Are you saying MT is full of pervs?


----------



## buckseye (Dec 8, 2003)

No not full of pervs, they will just have fun teaching you what you need to know... have fun.


----------



## rowdie (Jan 19, 2005)

Its called shooting PDogs, not hunting, there is no hunting, just shooting.


----------



## killadoe (Dec 12, 2005)

Yeah you takem home and cookem in a stew with some potatoes and carrots....


----------



## DoubleD1 (Feb 5, 2006)

My father-in-law keeps joking with my wife that I'm putting the pieces together to make her a new coat!


----------



## Boy (Jan 24, 2005)

Leave em lay for the hawks, eagles, coyotes, and any other meat scavengers out there.

And like was said before, do not put your hands or arms down the holes, nor pick them up unless you have plastic gloves on. And it was also correct that it is prairie dog shooting, not hunting!

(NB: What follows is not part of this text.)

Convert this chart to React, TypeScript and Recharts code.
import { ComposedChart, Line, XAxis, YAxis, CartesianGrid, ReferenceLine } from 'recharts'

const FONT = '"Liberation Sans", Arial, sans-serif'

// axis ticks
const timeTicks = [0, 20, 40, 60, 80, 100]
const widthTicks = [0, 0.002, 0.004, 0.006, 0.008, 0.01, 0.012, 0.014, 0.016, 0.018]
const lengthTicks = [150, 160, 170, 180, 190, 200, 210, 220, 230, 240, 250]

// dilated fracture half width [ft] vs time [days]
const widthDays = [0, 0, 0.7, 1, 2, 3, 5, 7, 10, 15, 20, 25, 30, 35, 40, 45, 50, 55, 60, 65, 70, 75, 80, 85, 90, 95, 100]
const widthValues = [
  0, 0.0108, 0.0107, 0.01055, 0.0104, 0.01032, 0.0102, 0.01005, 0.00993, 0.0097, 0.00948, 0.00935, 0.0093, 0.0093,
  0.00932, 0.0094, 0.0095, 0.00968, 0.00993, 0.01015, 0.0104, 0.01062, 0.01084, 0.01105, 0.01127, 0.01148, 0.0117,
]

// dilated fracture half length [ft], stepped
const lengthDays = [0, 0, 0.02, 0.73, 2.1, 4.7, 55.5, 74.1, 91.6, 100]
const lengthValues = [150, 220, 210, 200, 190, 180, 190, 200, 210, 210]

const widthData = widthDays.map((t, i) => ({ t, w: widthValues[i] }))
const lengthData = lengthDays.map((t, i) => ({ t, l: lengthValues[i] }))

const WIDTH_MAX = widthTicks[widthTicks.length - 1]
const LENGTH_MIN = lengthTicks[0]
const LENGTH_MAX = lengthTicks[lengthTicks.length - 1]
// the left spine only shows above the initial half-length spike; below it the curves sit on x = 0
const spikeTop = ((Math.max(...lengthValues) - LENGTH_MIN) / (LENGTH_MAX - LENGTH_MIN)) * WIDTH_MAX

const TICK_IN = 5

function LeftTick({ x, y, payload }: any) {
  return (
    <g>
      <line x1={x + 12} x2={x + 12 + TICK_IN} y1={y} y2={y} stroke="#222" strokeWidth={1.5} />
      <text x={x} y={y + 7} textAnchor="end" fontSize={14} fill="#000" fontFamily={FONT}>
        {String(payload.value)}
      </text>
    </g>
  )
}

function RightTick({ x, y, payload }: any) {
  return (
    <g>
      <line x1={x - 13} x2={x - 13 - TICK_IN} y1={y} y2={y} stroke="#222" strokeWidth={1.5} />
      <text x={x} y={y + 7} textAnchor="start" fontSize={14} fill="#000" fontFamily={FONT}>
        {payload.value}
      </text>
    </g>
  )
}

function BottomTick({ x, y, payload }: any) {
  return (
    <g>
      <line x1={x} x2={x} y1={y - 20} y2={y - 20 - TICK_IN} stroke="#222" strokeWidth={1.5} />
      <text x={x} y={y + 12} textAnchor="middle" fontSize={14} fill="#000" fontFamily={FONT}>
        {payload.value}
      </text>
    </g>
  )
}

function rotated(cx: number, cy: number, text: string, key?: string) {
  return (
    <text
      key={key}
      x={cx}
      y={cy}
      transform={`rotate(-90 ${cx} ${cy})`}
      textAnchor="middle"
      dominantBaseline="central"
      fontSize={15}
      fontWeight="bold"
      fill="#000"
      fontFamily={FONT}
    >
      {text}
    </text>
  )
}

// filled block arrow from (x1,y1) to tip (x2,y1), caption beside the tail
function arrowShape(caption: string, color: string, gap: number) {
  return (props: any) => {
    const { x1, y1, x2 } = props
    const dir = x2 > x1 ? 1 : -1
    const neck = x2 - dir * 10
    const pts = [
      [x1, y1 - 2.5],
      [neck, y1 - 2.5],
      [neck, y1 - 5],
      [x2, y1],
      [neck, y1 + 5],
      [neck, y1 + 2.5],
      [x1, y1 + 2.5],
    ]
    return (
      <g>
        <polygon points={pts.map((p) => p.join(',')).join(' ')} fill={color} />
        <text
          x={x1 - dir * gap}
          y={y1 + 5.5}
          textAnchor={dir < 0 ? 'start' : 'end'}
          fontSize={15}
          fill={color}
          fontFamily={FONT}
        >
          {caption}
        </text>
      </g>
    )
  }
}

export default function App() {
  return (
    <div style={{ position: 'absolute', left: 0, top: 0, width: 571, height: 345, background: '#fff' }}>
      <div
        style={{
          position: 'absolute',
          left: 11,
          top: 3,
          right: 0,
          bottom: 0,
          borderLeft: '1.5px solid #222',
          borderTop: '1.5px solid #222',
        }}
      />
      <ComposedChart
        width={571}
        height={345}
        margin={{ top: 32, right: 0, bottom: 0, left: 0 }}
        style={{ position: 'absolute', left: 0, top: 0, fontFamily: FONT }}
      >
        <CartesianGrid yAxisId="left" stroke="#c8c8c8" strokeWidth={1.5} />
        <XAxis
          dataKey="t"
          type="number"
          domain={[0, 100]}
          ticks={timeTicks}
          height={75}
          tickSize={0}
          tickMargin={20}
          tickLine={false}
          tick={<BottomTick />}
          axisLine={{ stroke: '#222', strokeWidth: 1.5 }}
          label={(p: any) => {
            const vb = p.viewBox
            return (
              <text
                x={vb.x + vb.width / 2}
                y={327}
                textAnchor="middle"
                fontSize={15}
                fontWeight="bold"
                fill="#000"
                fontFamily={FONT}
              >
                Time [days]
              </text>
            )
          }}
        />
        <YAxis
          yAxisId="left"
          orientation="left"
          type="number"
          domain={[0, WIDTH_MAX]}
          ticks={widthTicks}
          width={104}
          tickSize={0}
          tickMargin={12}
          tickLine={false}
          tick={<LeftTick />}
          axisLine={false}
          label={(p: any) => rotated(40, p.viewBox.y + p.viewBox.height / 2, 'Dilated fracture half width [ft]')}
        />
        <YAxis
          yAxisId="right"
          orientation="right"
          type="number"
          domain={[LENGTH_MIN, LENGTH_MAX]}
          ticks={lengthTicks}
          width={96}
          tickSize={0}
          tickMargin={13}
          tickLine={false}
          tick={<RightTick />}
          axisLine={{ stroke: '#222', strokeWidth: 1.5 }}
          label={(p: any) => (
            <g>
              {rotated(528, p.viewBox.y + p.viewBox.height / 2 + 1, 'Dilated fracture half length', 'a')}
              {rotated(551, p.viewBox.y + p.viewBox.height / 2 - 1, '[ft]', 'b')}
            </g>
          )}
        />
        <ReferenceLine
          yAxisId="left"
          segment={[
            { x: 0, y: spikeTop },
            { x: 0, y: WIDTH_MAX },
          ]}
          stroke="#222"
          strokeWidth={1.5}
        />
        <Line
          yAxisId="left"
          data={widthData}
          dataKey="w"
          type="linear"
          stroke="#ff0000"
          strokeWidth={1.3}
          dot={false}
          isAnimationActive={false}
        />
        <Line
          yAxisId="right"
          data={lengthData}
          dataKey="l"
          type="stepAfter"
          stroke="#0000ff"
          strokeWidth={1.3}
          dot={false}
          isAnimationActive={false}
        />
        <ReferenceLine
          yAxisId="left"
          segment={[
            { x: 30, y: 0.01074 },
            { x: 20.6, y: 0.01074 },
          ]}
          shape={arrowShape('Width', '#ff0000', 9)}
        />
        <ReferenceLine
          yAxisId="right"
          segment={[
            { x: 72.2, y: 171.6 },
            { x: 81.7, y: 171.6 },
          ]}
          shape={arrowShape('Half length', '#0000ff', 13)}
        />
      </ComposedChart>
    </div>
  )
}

You hunt for the town, but not the dogs! And it is a great confidence builder and skill builder for your rifle! Enjoy, and if you haven't ever done it before, you will laugh your butt off the first time you shoot one and see the little sob explode!


----------



## Jiffy (Apr 22, 2005)

Kevin,

What do you mean??? I have shot a TON of them and laugh at every single one.....they die rather dramatically....I LOVE it.... :beer:

Maybe this spring we'll have to get together and "do our part" in "population control".....


----------



## Boy (Jan 24, 2005)

Hey Jiffy,

I am all for that. My brother in Glyndon is planning on coming out too. I am in the process of making rounds. I have 300 so far, the ingrdients are there, I just need the time. Any time in May, when it gets nice and sunny! April is reserved for Pike action on the big lake.


----------



## Fossilman (Mar 12, 2006)

The PD's eat their own,so no waste..................


----------



## bwnelson (Oct 29, 2002)

I recall a bunch of friends going out and shooting sod poodles many years ago. They tied a dozen or so of the carcasses with twine around the feet and strung them across the front of their Jeep.

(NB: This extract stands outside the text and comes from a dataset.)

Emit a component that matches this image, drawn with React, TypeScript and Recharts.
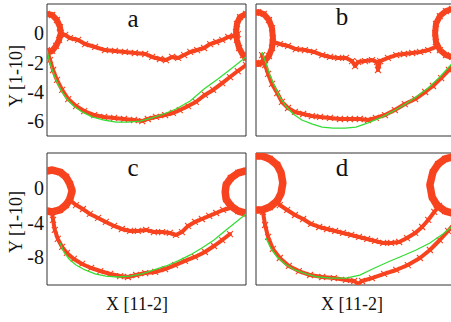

Drove to the nearest bar and sat around for a couple hours washing the dust off. After they were no longer particularly thirsty one gets off his bar stool and loudly announces ... "Better get going home to clean those dogs before dinner".

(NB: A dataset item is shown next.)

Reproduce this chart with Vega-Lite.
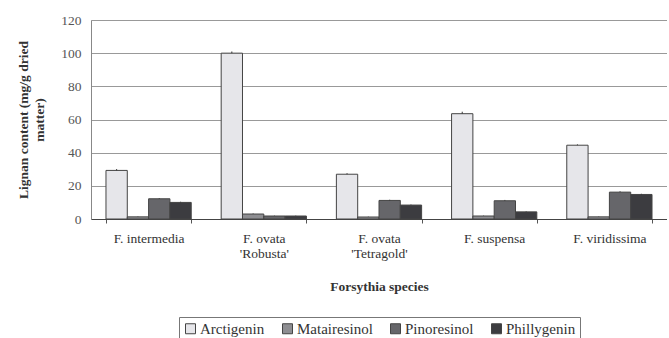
{
  "$schema": "https://vega.github.io/schema/vega-lite/v6.json",
  "autosize": {"type": "none"},
  "padding": {"left": 91, "top": 20, "right": 0, "bottom": 119},
  "width": 576,
  "height": 199,
  "background": "white",
  "data": {"values": [
    {"species": "F. intermedia", "lignan": "Arctigenin", "value": 29.3, "err": 0.8},
    {"species": "F. intermedia", "lignan": "Matairesinol", "value": 1.3, "err": 0.2},
    {"species": "F. intermedia", "lignan": "Pinoresinol", "value": 12.2, "err": 0.4},
    {"species": "F. intermedia", "lignan": "Phillygenin", "value": 10.0, "err": 0.4},
    {"species": "F. ovata|'Robusta'", "lignan": "Arctigenin", "value": 100.0, "err": 1.0},
    {"species": "F. ovata|'Robusta'", "lignan": "Matairesinol", "value": 3.0, "err": 0.3},
    {"species": "F. ovata|'Robusta'", "lignan": "Pinoresinol", "value": 1.8, "err": 0.2},
    {"species": "F. ovata|'Robusta'", "lignan": "Phillygenin", "value": 1.8, "err": 0.2},
    {"species": "F. ovata|'Tetragold'", "lignan": "Arctigenin", "value": 27.0, "err": 0.6},
    {"species": "F. ovata|'Tetragold'", "lignan": "Matairesinol", "value": 1.2, "err": 0.2},
    {"species": "F. ovata|'Tetragold'", "lignan": "Pinoresinol", "value": 11.2, "err": 0.4},
    {"species": "F. ovata|'Tetragold'", "lignan": "Phillygenin", "value": 8.4, "err": 0.3},
    {"species": "F. suspensa", "lignan": "Arctigenin", "value": 63.5, "err": 1.2},
    {"species": "F. suspensa", "lignan": "Matairesinol", "value": 1.8, "err": 0.2},
    {"species": "F. suspensa", "lignan": "Pinoresinol", "value": 11.0, "err": 0.5},
    {"species": "F. suspensa", "lignan": "Phillygenin", "value": 4.3, "err": 0.3},
    {"species": "F. viridissima", "lignan": "Arctigenin", "value": 44.5, "err": 0.5},
    {"species": "F. viridissima", "lignan": "Matairesinol", "value": 1.3, "err": 0.2},
    {"species": "F. viridissima", "lignan": "Pinoresinol", "value": 16.2, "err": 0.5},
    {"species": "F. viridissima", "lignan": "Phillygenin", "value": 14.8, "err": 0.4}
  ]},
  "encoding": {
    "x": {
      "field": "species", "type": "nominal", "sort": null,
      "scale": {"paddingInner": 0.26, "paddingOuter": 0.13},
      "axis": {
        "title": "Forsythia   species",
        "titleFont": "Liberation Serif", "titleFontSize": 13.5, "titleFontWeight": "bold", "titleColor": "#333",
        "titlePadding": 19,
        "labelFont": "Liberation Serif", "labelFontSize": 13.5, "labelColor": "#333",
        "labelAngle": 0, "labelPadding": 8,
        "labelExpr": "split(datum.label, '|')",
        "tickBand": "extent", "tickSize": 4, "tickColor": "#555",
        "domainColor": "#444", "domainWidth": 1.2,
        "grid": false
      }
    },
    "xOffset": {"field": "lignan", "type": "nominal", "sort": ["Arctigenin", "Matairesinol", "Pinoresinol", "Phillygenin"]},
    "y": {
      "field": "value", "type": "quantitative",
      "scale": {"domain": [0, 120], "nice": false},
      "axis": {
        "values": [0, 20, 40, 60, 80, 100, 120],
        "labelOverlap": false,
        "title": ["Lignan content (mg/g dried", "matter)"],
        "titleFont": "Liberation Serif", "titleFontSize": 13.5, "titleFontWeight": "bold", "titleColor": "#333",
        "titlePadding": 14, "titleLineHeight": 16,
        "labelFont": "Liberation Serif", "labelFontSize": 13.5, "labelColor": "#555", "labelPadding": 10,
        "gridColor": "#999", "gridWidth": 1,
        "domain": true, "domainColor": "#888",
        "ticks": false
      }
    }
  },
  "layer": [
    {
      "mark": {"type": "bar", "stroke": "#444", "strokeWidth": 1},
      "encoding": {
        "fill": {
          "field": "lignan", "type": "nominal",
          "sort": ["Arctigenin", "Matairesinol", "Pinoresinol", "Phillygenin"],
          "scale": {"domain": ["Arctigenin", "Matairesinol", "Pinoresinol", "Phillygenin"], "range": ["#e6e6ea", "#8e8e92", "#66666a", "#3c3c40"]},
          "legend": {
            "title": null, "orient": "none", "direction": "horizontal",
            "legendX": 88, "legendY": 297,
            "symbolType": "square", "symbolSize": 100, "symbolStrokeColor": "#444", "symbolStrokeWidth": 1,
            "labelFont": "Liberation Serif", "labelFontSize": 15, "labelColor": "#333",
            "columnPadding": 15, "symbolOffset": 0, "labelOffset": 2,
            "strokeColor": "#777", "padding": 4
          }
        }
      }
    },
    {
      "mark": {"type": "rule", "color": "#333", "strokeWidth": 1},
      "encoding": {
        "y2": {"field": "hi"}
      },
      "transform": [{"calculate": "datum.value + datum.err", "as": "hi"}]
    }
  ]
}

You can just imagine the looks he got!


----------



## xdeano (Jan 14, 2005)

they also work great for coyote bait. Just do a dirt hole set and throw the parts down the hole. almost 100% fullproof. 
xdeano


----------



## take EM' close (Oct 21, 2004)

Freeze them....throw them in a bobkitty cubby. Works alot for us! :sniper:


----------



## DustinS (Nov 9, 2004)

Most people only think of snakes being in the holes, but I have come across something worse. I was in the Buffalo Gap area at a small town and was walking. I just happened to look down and there was a black widow sitting in its web down a hole!


----------



## duckduck...goose! (Jan 4, 2006)

the widow would take care of the spider :lol:


----------



## duckduck...goose! (Jan 4, 2006)

srry i meant it could take care of the pdog


----------



## Jiffy (Apr 22, 2005)

WTF????


----------